Can something that happened sixty years ago teach anything new? I'm still reading Bugliosi's book about the assassination of JFK. The interesting thing that jumps out at me is that they had all they needed to convict Lee Harvey Oswald of the assassination within 24 hours of the event. Yet, sixty years later, there's still people out there who doubt what actually happened, and believe what didn't happen.

At this point, I'm reading about the Warren Commission. While reading, I decided that the Commission was totally unnecessary. Everything they needed to know was already known. Actually, the creation of the Commission may have done more harm than good. There's nothing that came from the Commission that silenced the people who wanted to believe that there was a conspiracy. There's nothing can ever satisfy these people. That's really the whole point. The creation of the Warren Commission was to end the talk about conspiracy. Instead, it seemed to add to it.
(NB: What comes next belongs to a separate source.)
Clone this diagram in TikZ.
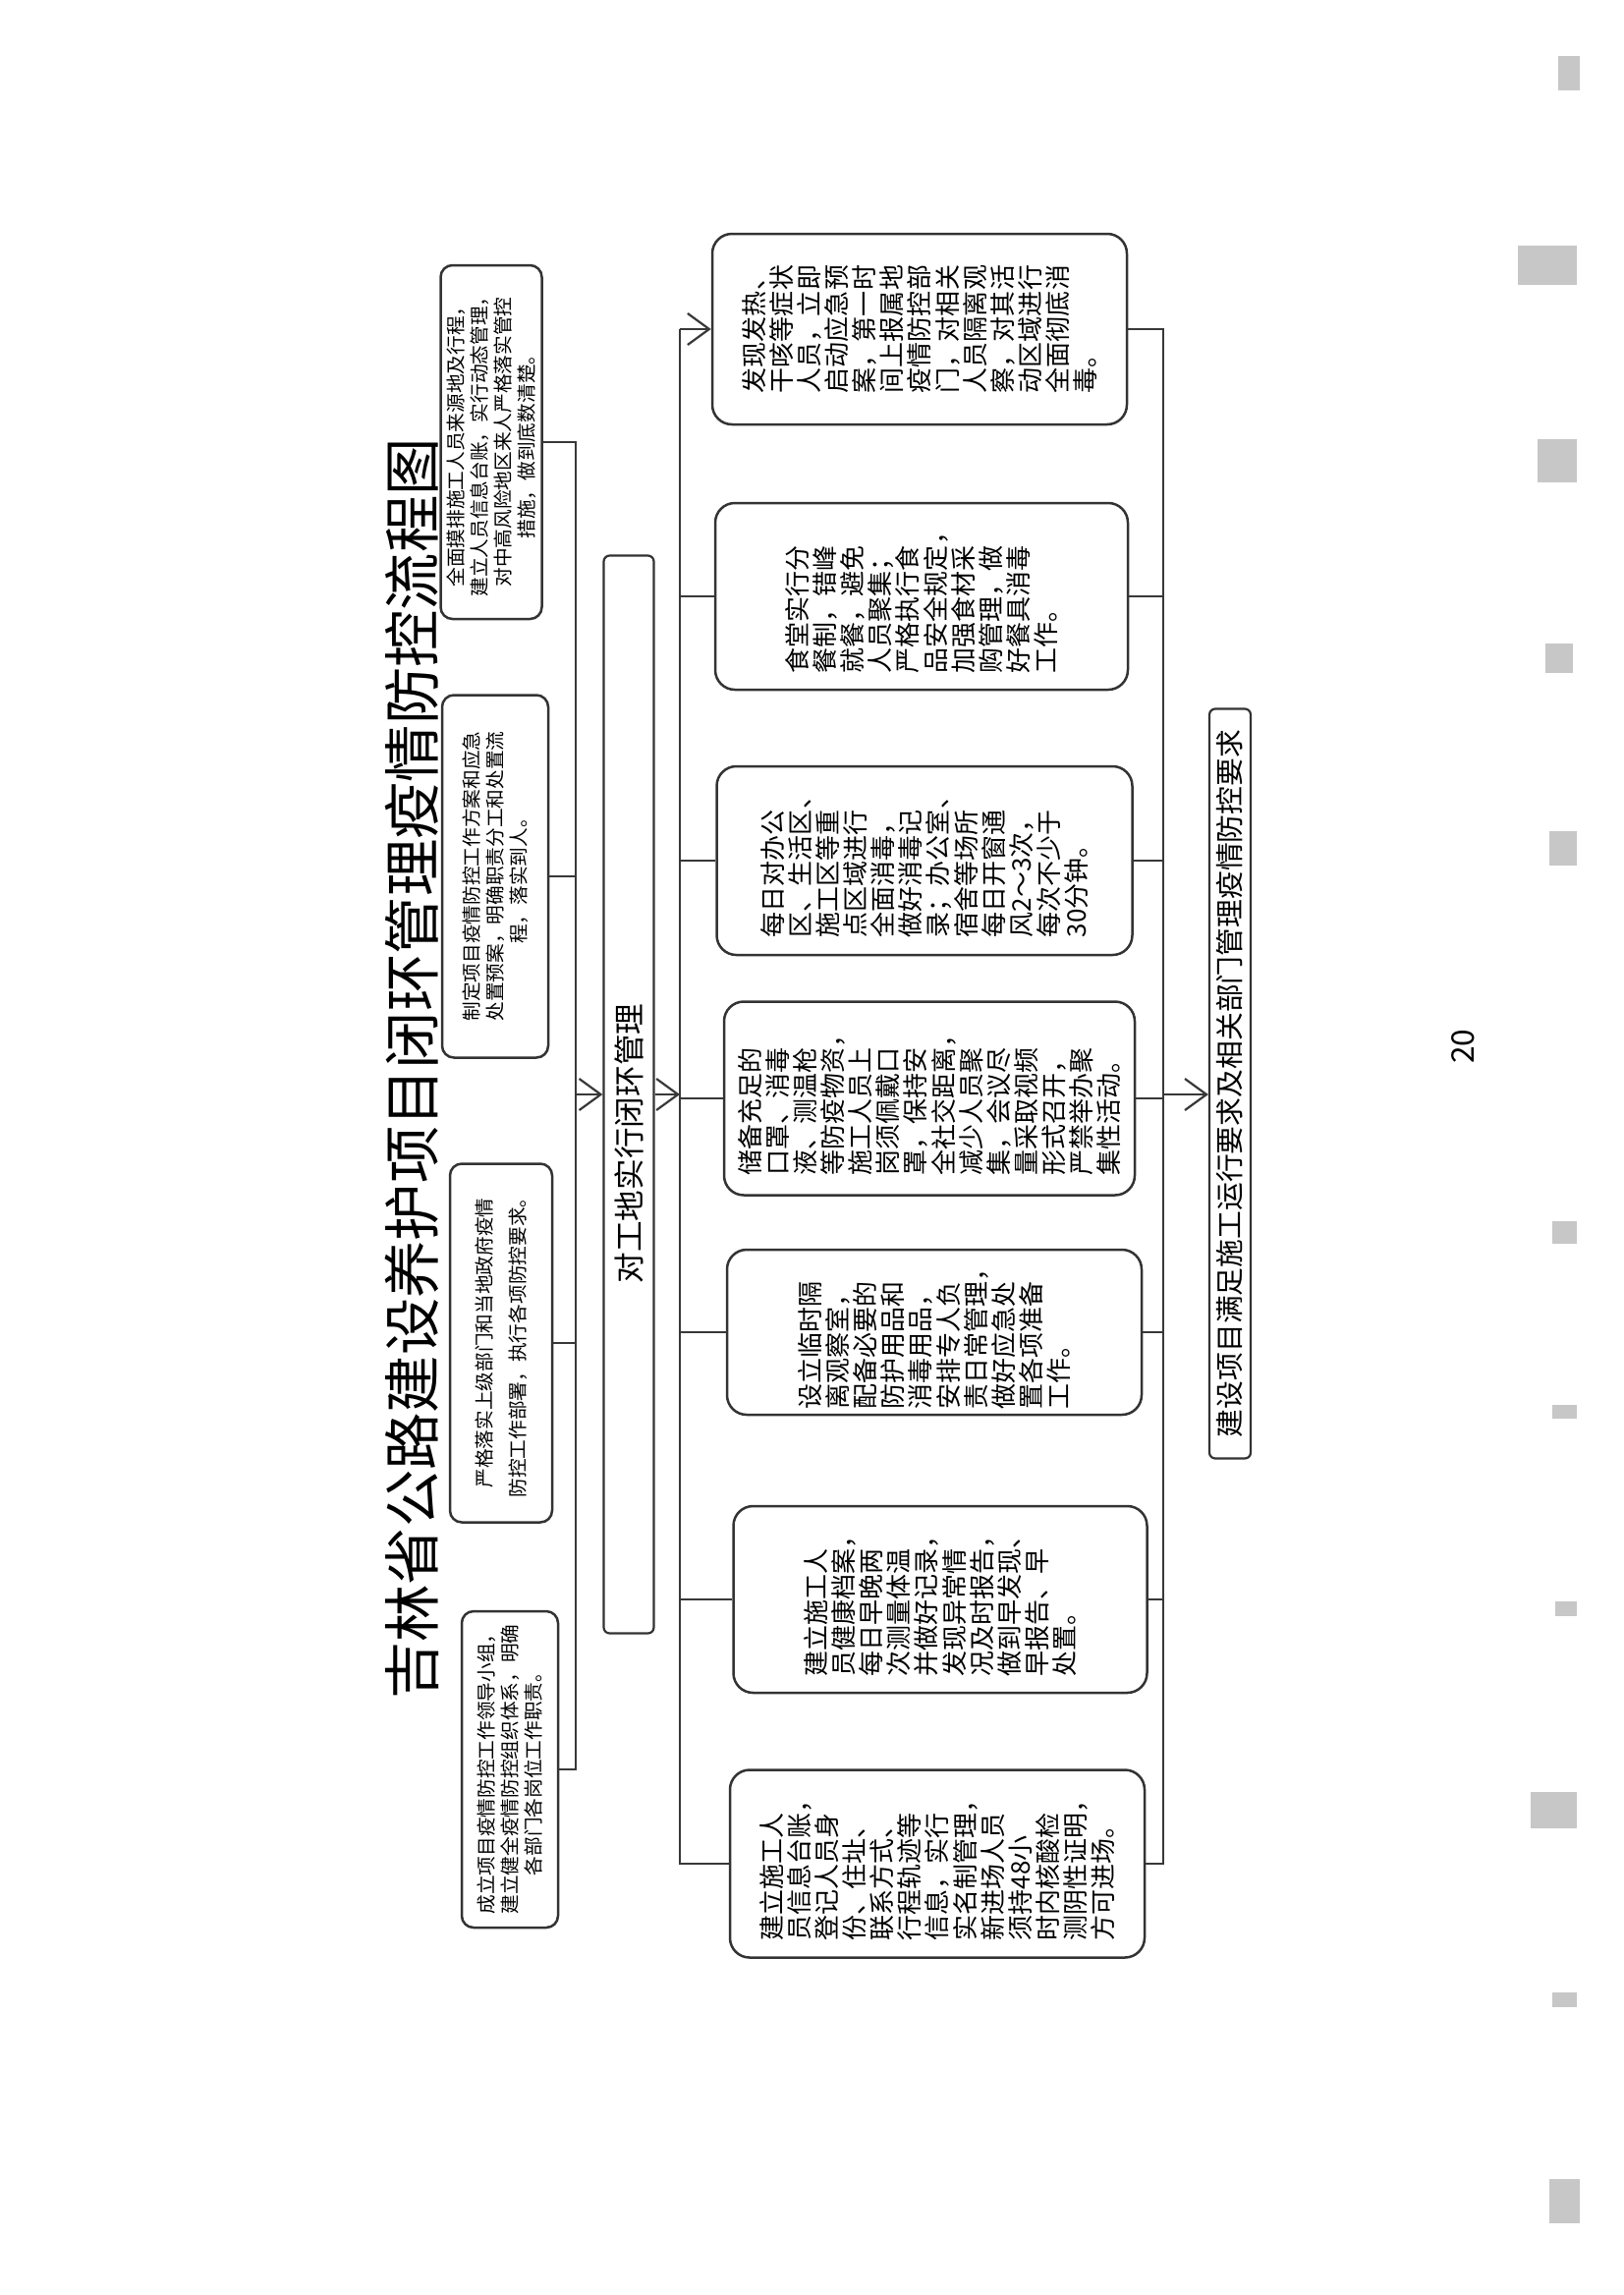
\documentclass[tikz,border=0pt]{standalone}
\usepackage{fontspec}
\setmainfont{Noto Sans CJK SC}
\usetikzlibrary{arrows.meta}
\begin{document}
\begin{tikzpicture}[x=0.1mm,y=-0.1mm,
  conn/.style={draw=black!78, line width=0.22mm},
  arr/.style={-{Straight Barb[length=2.2mm,width=3.2mm]}},
  lbox/.style={draw=black!80, line width=0.25mm, rounded corners=1.2mm, rotate=90, inner sep=0pt, align=center, fill=white,
    font=\fontsize{5.6pt}{6.8pt}\selectfont},
  rbox/.style={draw=black!80, line width=0.25mm, rounded corners=2mm, rotate=90, inner sep=0pt, align=left, fill=white,
    font=\fontsize{7.4pt}{8pt}\selectfont},
  barbox/.style={draw=black!80, line width=0.22mm, rounded corners=0.6mm, rotate=90, inner sep=0pt, fill=white},
  smudge/.style={fill=black!22, draw=none}
]
\useasboundingbox (0,0) rectangle (1653,2336);
\fill[white] (0,0) rectangle (1653,2336);

% scan marks at the right edge
\fill[smudge] (1586,57) rectangle (1608,92);
\fill[smudge] (1545,250) rectangle (1605,290);
\fill[smudge] (1565,447) rectangle (1605,491);
\fill[smudge] (1573,655) rectangle (1601,685);
\fill[smudge] (1577,846) rectangle (1605,881);
\fill[smudge] (1580,1243) rectangle (1605,1266);
\fill[smudge] (1580,1430) rectangle (1605,1444);
\fill[smudge] (1583,1630) rectangle (1605,1645);
\fill[smudge] (1558,1824) rectangle (1605,1861);
\fill[smudge] (1580,2028) rectangle (1605,2043);
\fill[smudge] (1577,2218) rectangle (1608,2263);

% page number
\node[rotate=90, font=\fontsize{9pt}{10pt}\selectfont] (pg) at (1489,1065) {20};

% left boxes
\node[lbox, minimum width=36mm, minimum height=10.3mm] (L1) at (500,450)
 {全面摸排施工人员来源地及行程，\\建立人员信息台账，实行动态管理，\\对中高风险地区来人严格落实管控\\措施，做到底数清楚。};
\node[lbox, minimum width=36.9mm, minimum height=10.8mm] (L2) at (504,892)
 {制定项目疫情防控工作方案和应急\\处置预案，明确职责分工和处置流\\程，落实到人。};
\node[lbox, minimum width=36.5mm, minimum height=10.4mm] (L3) at (510,1367)
 {严格落实上级部门和当地政府疫情\\[3pt]防控工作部署，执行各项防控要求。};
\node[lbox, minimum width=32.2mm, minimum height=9.8mm] (L4) at (519,1801)
 {成立项目疫情防控工作领导小组，\\建立健全疫情防控组织体系，明确\\各部门各岗位工作职责。};

% title (drawn after the boxes so that it stays visible)
\node[rotate=90, font=\fontsize{16.6pt}{20pt}\selectfont] (title) at (419,1088) {吉林省公路建设养护项目闭环管理疫情防控流程图};

% middle bar
\node[barbox, minimum width=109.7mm, minimum height=5.1mm, font=\fontsize{9pt}{10pt}\selectfont] (mid) at (640,1114)
 {对工地实行闭环管理\hspace*{10mm}};

% right boxes
\node[rbox, minimum width=19.4mm, minimum height=42.2mm] (B1) at (936,335)
 {发现发热、\\干咳等症状\\人员，立即\\启动应急预\\案，第一时\\间上报属地\\疫情防控部\\门，对相关\\人员隔离观\\察，对其活\\动区域进行\\全面彻底消\\毒。};
\node[rbox, minimum width=19mm, minimum height=42mm] (B2) at (938,607)
 {食堂实行分\\餐制，错峰\\就餐，避免\\人员聚集；\\严格执行食\\品安全规定，\\加强食材采\\购管理，做\\好餐具消毒\\工作。};
\node[rbox, minimum width=19.2mm, minimum height=42.3mm] (B3) at (941,876)
 {每日对办公\\区、生活区、\\施工区等重\\点区域进行\\全面消毒，\\做好消毒记\\录；办公室、\\宿舍等场所\\每日开窗通\\风2～3次，\\每次不少于\\30分钟。};
\node[rbox, minimum width=19.7mm, minimum height=41.8mm] (B4) at (946,1118)
 {储备充足的\\口罩、消毒\\液、测温枪\\等防疫物资，\\施工人员上\\岗须佩戴口\\罩，保持安\\全社交距离，\\减少人员聚\\集，会议尽\\量采取视频\\形式召开，\\严禁举办聚\\集性活动。};
\node[rbox, minimum width=16.8mm, minimum height=42.2mm] (B5) at (951,1356)
 {设立临时隔\\离观察室，\\配备必要的\\防护用品和\\消毒用品，\\安排专人负\\责日常管理，\\做好应急处\\置各项准备\\工作。};
\node[rbox, minimum width=19mm, minimum height=42.1mm] (B6) at (957,1628)
 {建立施工人\\员健康档案，\\每日早晚两\\次测量体温\\并做好记录，\\发现异常情\\况及时报告，\\做到早发现、\\早报告、早\\处置。};
\node[rbox, minimum width=19.1mm, minimum height=42.2mm] (B7) at (954,1897)
 {建立施工人\\员信息台账，\\登记人员身\\份、住址、\\联系方式、\\行程轨迹等\\信息，实行\\实名制管理，\\新进场人员\\须持48小\\时内核酸检\\测阴性证明，\\方可进场。};

% bottom bar
\node[barbox, minimum width=76.3mm, minimum height=4.2mm, font=\fontsize{8.2pt}{9pt}\selectfont] (bot) at (1252,1103)
 {建设项目满足施工运行要求及相关部门管理疫情防控要求};

% trunk x positions
\coordinate (ltx) at (586,0);
\coordinate (rtx) at (692,0);
\coordinate (rrx) at (1184,0);

% left trunk
\draw[conn] (L1.south) -- (L1.south -| ltx) -- (L4.south -| ltx) -- (L4.south);
\draw[conn] (L2.south) -- (L2.south -| ltx);
\draw[conn] (L3.south) -- (L3.south -| ltx);
\draw[conn,arr] (mid.north -| ltx) -- (mid.north);

% middle to right trunk
\draw[conn,arr] (mid.south) -- (mid.south -| rtx);
\draw[conn] (B1.north -| rtx) -- (B7.north -| rtx) -- (B7.north);
\draw[conn,arr] (B1.north -| rtx) -- (B1.north);
\foreach \b in {B2,B3,B4,B5,B6}{\draw[conn] (\b.north -| rtx) -- (\b.north);}

% right trunk
\draw[conn] (B1.south) -- (B1.south -| rrx) -- (B7.south -| rrx) -- (B7.south);
\foreach \b in {B2,B3,B4,B5,B6}{\draw[conn] (\b.south) -- (\b.south -| rrx);}
\draw[conn,arr] (mid.south -| rrx) -- (mid.south -| bot.north);
\end{tikzpicture}
\end{document}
So, is there anything new to learn from it? I decided that simplicity was the only thing. If you've got the evidence you need to supply the facts of the event itself, that should have sufficed. The rest is left in the hands of God or fate, or whichever you believe guides the destiny of the human race.
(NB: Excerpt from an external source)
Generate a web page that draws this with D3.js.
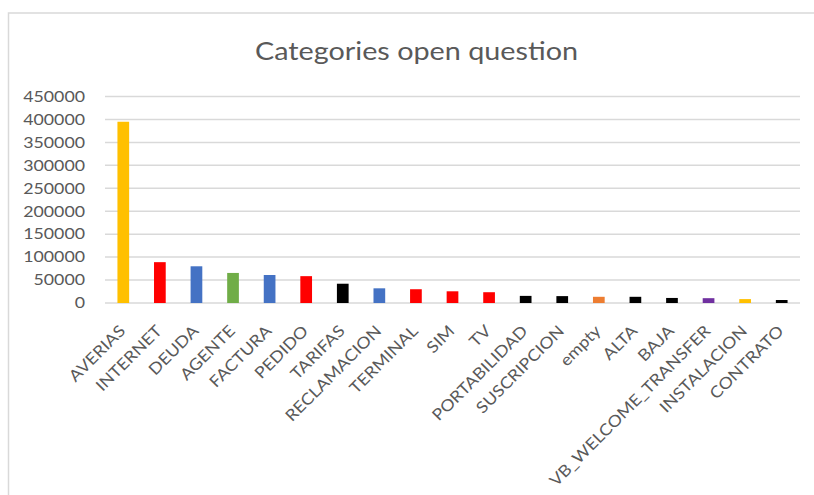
<!DOCTYPE html>
<html>
<head>
<meta charset="utf-8">
<script src="https://cdn.jsdelivr.net/npm/d3@7"></script>
<style>
  html, body { margin: 0; padding: 0; background: #fff; }
  svg { display: block; }
  text { font-family: Lato, "Open Sans", sans-serif; fill: #595959; }
</style>
</head>
<body>
<svg id="chart" width="814" height="495"></svg>
<script>
// Category counts for the open question
const categories = ["AVERIAS", "INTERNET", "DEUDA", "AGENTE", "FACTURA", "PEDIDO", "TARIFAS",
  "RECLAMACION", "TERMINAL", "SIM", "TV", "PORTABILIDAD", "SUSCRIPCION", "empty", "ALTA",
  "BAJA", "VB_WELCOME_TRANSFER", "INSTALACION", "CONTRATO"];
const counts = [395000, 89000, 80000, 65500, 61000, 58500, 42000, 32000, 30000, 25500,
  23500, 15500, 15000, 13500, 13500, 11000, 10500, 8500, 6500];
const barColors = ["#FFC000", "#FF0000", "#4472C4", "#70AD47", "#4472C4", "#FF0000", "#000000",
  "#4472C4", "#FF0000", "#FF0000", "#FF0000", "#000000", "#000000", "#ED7D31", "#000000",
  "#000000", "#7030A0", "#FFC000", "#000000"];
const yTicks = [0, 50000, 100000, 150000, 200000, 250000, 300000, 350000, 400000, 450000];
const chartTitle = "Categories open question";

const svg = d3.select("#chart");

// outer chart frame
svg.append("rect")
  .attr("x", 8.5).attr("y", 13)
  .attr("width", 820).attr("height", 500)
  .attr("fill", "#fff")
  .attr("stroke", "#d9d9d9").attr("stroke-width", 1.5);

const x = d3.scaleBand()
  .domain(categories)
  .range([105, 800])
  .paddingInner(0.68)
  .paddingOuter(0.34);

const y = d3.scaleLinear()
  .domain([0, 450000])
  .range([303, 96.5]);

// title
svg.append("text")
  .attr("x", 416.5).attr("y", 60)
  .attr("text-anchor", "middle")
  .attr("font-size", 25)
  .attr("textLength", 323)
  .attr("lengthAdjust", "spacingAndGlyphs")
  .text(chartTitle);

// gridlines
svg.append("g")
  .selectAll("line")
  .data(yTicks)
  .join("line")
  .attr("x1", 105).attr("x2", 800)
  .attr("y1", d => y(d)).attr("y2", d => y(d))
  .attr("stroke", "#d9d9d9").attr("stroke-width", 1.5);

// y axis labels
const yAxis = d3.axisLeft(y).tickValues(yTicks).tickSize(0).tickPadding(0)
  .tickFormat(d3.format("d"));
const gy = svg.append("g").attr("transform", "translate(85,0)").call(yAxis);
gy.select(".domain").remove();
gy.selectAll("text")
  .attr("font-size", 15)
  .attr("font-family", "Lato, sans-serif")
  .attr("fill", "#595959")
  .attr("textLength", d => String(d).length * 10.3)
  .attr("lengthAdjust", "spacingAndGlyphs");

// bars
svg.append("g")
  .selectAll("rect")
  .data(categories)
  .join("rect")
  .attr("x", d => x(d))
  .attr("width", x.bandwidth())
  .attr("y", (d, i) => y(counts[i]))
  .attr("height", (d, i) => y(0) - y(counts[i]))
  .attr("fill", (d, i) => barColors[i]);

// x axis labels, rotated
const xAxis = d3.axisBottom(x).tickSize(0).tickPadding(0);
const gx = svg.append("g").attr("transform", `translate(0,${y(0)})`).call(xAxis);
gx.select(".domain").remove();
gx.selectAll("text")
  .attr("font-size", 16)
  .attr("font-family", "Lato, sans-serif")
  .attr("fill", "#595959")
  .attr("text-anchor", "end")
  .attr("dy", null)
  .attr("y", 0)
  .attr("transform", "translate(3,29) rotate(-45) scale(1.12,1)");
</script>
</body>
</html>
Reading this far into the book, I think that there shouldn't have been any Warren Commission. If Earl Warren had his way, he wouldn't have been on it. J Edgar Hoover didn't want one. Chance are that nobody wanted one, except Lyndon Johnson.

Despite all this, the Warren Commission did a good job. But it made no difference to these people. As far as the investigation of the assassination itself, the Dallas Police did a good job. But that didn't seem to be enough. If you don't believe the facts in front of you, then what could possibly satisfy you?

I really don't need to read this book, but why am I? There has to be a reason for it. The reason is to determine why the obvious is constantly being denied. Is there something in the human race that won't allow people to see what is actually there, and insist upon believing what isn't?

Occam's Razor is about simplicity. The simplest explanation is the most likely one to be correct. The simplest explanation is that Lee Harvey Oswald did it, and he acted alone. The quest for the conspiracy leads nowhere. There is a lesson that can be applied across the board, it would seem. Not that people would actually follow that rule or anything. People wouldn't be people otherwise.

Bugliosi's book wasn't necessary either, nor is my reading of it. Or for that matter, my writing about it. So why write about it? A quest for something greater. Funny how the "greater" thing leads to the lesser thing like a principle of simplicity.